Collected data:
────────────────────

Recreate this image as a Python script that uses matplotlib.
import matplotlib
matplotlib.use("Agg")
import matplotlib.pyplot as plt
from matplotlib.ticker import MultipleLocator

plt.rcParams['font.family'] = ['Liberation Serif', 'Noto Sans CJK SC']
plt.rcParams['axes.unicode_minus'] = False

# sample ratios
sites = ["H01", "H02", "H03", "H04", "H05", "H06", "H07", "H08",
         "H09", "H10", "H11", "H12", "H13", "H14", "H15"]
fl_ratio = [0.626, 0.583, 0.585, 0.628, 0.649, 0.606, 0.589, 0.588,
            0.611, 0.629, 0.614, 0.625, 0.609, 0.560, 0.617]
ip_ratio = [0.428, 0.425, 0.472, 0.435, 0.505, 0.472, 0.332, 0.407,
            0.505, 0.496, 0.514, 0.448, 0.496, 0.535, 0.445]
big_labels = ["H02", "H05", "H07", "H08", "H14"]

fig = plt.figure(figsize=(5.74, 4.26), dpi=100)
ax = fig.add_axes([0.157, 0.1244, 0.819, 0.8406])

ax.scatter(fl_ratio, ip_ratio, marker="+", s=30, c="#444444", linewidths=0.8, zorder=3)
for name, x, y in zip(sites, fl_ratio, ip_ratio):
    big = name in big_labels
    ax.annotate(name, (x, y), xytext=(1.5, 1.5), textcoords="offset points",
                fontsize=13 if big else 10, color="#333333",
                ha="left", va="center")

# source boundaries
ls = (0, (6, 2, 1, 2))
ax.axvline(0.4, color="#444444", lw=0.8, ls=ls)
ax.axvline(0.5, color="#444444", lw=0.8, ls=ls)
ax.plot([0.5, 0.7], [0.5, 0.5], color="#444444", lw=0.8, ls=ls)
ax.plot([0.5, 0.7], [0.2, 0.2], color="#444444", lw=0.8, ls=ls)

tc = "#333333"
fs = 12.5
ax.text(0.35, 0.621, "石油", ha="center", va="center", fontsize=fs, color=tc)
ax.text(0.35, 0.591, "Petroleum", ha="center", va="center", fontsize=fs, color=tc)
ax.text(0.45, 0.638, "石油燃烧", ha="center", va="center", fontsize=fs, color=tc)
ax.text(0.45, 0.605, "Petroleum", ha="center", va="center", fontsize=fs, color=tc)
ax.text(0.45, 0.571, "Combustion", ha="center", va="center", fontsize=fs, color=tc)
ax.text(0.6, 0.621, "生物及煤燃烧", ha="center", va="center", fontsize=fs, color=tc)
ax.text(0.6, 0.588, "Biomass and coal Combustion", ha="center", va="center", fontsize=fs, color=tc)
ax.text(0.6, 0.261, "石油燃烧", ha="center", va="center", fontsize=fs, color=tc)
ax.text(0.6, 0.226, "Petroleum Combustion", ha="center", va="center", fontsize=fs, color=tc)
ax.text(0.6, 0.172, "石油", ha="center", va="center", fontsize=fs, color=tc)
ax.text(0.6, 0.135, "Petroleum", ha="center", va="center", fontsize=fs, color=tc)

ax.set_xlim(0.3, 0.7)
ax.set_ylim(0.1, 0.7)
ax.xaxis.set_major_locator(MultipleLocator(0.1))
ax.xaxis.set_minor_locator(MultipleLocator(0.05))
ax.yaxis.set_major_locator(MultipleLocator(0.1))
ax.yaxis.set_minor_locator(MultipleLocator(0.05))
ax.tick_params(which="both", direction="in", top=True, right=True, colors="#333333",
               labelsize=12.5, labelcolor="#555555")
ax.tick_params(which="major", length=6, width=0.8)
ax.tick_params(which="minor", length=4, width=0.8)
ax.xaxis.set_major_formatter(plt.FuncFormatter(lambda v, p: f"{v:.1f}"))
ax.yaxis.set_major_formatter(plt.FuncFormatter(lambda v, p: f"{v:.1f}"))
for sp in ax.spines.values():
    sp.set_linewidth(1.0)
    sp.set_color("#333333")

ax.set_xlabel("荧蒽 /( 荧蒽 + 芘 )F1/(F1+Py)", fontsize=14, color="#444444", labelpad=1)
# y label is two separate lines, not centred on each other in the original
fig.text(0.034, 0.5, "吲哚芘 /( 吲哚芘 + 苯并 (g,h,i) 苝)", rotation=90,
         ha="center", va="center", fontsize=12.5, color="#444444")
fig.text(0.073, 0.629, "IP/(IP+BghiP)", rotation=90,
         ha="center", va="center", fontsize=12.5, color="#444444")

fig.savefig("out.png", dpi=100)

────────────────────

What is being asked: Restate the first line and every line after it, word for word, stopping once the line with "ax = fig.add_axes([0.157, 0.1244, 0.819, 0.8406])" is done.

Final result:
Recreate this image as a Python script that uses matplotlib.
import matplotlib
matplotlib.use("Agg")
import matplotlib.pyplot as plt
from matplotlib.ticker import MultipleLocator

plt.rcParams['font.family'] = ['Liberation Serif', 'Noto Sans CJK SC']
plt.rcParams['axes.unicode_minus'] = False

# sample ratios
sites = ["H01", "H02", "H03", "H04", "H05", "H06", "H07", "H08",
         "H09", "H10", "H11", "H12", "H13", "H14", "H15"]
fl_ratio = [0.626, 0.583, 0.585, 0.628, 0.649, 0.606, 0.589, 0.588,
            0.611, 0.629, 0.614, 0.625, 0.609, 0.560, 0.617]
ip_ratio = [0.428, 0.425, 0.472, 0.435, 0.505, 0.472, 0.332, 0.407,
            0.505, 0.496, 0.514, 0.448, 0.496, 0.535, 0.445]
big_labels = ["H02", "H05", "H07", "H08", "H14"]

fig = plt.figure(figsize=(5.74, 4.26), dpi=100)
ax = fig.add_axes([0.157, 0.1244, 0.819, 0.8406])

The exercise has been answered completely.